──────── Provided material ────────
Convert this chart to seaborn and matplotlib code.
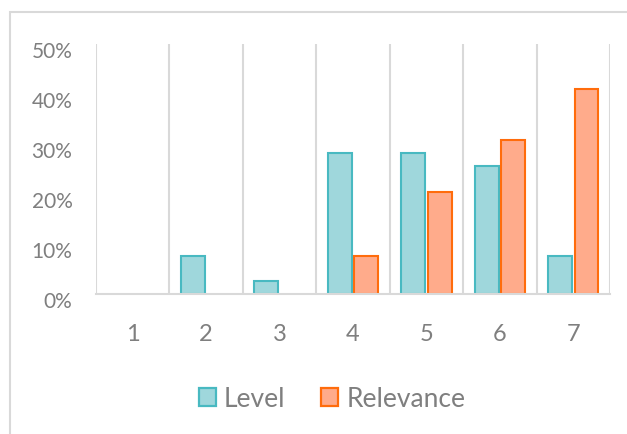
import matplotlib
matplotlib.use("Agg")
import matplotlib.pyplot as plt
import matplotlib.transforms as mtransforms
from matplotlib.patches import Patch, Rectangle
import seaborn as sns
import pandas as pd

categories = ["1", "2", "3", "4", "5", "6", "7"]
level = [0.0, 7.7, 2.6, 28.2, 28.2, 25.6, 7.7]
relevance = [0.0, 0.0, 0.0, 7.7, 20.5, 30.8, 41.0]
series_names = ["Level", "Relevance"]
y_ticks = [0, 10, 20, 30, 40, 50]
y_tick_labels = ["0%", "10%", "20%", "30%", "40%", "50%"]

fills = ["#9fd7dc", "#ffab8b"]
edges = ["#48b9c1", "#ff6c0c"]
text_color = "#7f7f7f"
grid_color = "#d9d9d9"

df = pd.DataFrame({
    "cat": categories * 2,
    "value": level + relevance,
    "series": [series_names[0]] * len(categories) + [series_names[1]] * len(categories),
})

sns.set_theme(style="white")
plt.rcParams["font.family"] = ["Lato", "DejaVu Sans"]

fig = plt.figure(figsize=(6.27, 4.35), dpi=100)
ax = fig.add_axes([96 / 627, 1 - 295 / 435, (610 - 96) / 627, (295 - 45) / 435])

sns.barplot(data=df, x="cat", y="value", hue="series", order=categories,
            hue_order=series_names, palette=fills, width=0.72, gap=0.1,
            legend=False, ax=ax, saturation=1)

for cont, ec in zip(ax.containers, edges):
    for bar in cont:
        if bar.get_height() > 0:
            bar.set_edgecolor(ec)
            bar.set_linewidth(1.5)
        else:
            bar.set_linewidth(0)
            bar.set_visible(False)

ax.set_xlim(-0.5, len(categories) - 0.5)
ax.set_ylim(0, 50)
ax.set_yticks(y_ticks)
ax.set_yticklabels(y_tick_labels)
for xb in [i - 0.5 for i in range(len(categories) + 1)]:
    ax.axvline(xb, color=grid_color, lw=1.5, zorder=0)

for s in ["top", "right", "left"]:
    ax.spines[s].set_visible(False)
ax.spines["bottom"].set_color(grid_color)
ax.spines["bottom"].set_linewidth(1.5)

ax.tick_params(axis="y", length=0, pad=17, labelsize=15, labelcolor=text_color)
ax.tick_params(axis="x", length=0, pad=21, labelsize=17, labelcolor=text_color)
ax.set_xlabel("")
ax.set_ylabel("")

shift = mtransforms.ScaledTranslation(0, -5 / 100, fig.dpi_scale_trans)
for lab in ax.get_yticklabels():
    lab.set_transform(lab.get_transform() + shift)

handles = [Patch(facecolor=f, edgecolor=e, linewidth=1.6) for f, e in zip(fills, edges)]
leg = fig.legend(handles, series_names, loc="center", bbox_to_anchor=(332 / 627, 1 - 400 / 435),
                 ncol=2, frameon=False, fontsize=19, handlelength=0.65, handleheight=0.65,
                 handletextpad=0.3, columnspacing=1.35)
for t in leg.get_texts():
    t.set_color(text_color)

fig.patches.append(Rectangle((10 / 627, -0.05), 1.2, 1 - 13 / 435 + 0.05,
                             transform=fig.transFigure, fill=False,
                             edgecolor=grid_color, linewidth=1.5))

fig.savefig("out.png", dpi=100)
────────
**Your task**
Write out, word for word, the lines from the start of the data through the one holding "import pandas as pd". Omit pictures.

**Task solution**
Convert this chart to seaborn and matplotlib code.
import matplotlib
matplotlib.use("Agg")
import matplotlib.pyplot as plt
import matplotlib.transforms as mtransforms
from matplotlib.patches import Patch, Rectangle
import seaborn as sns
import pandas as pd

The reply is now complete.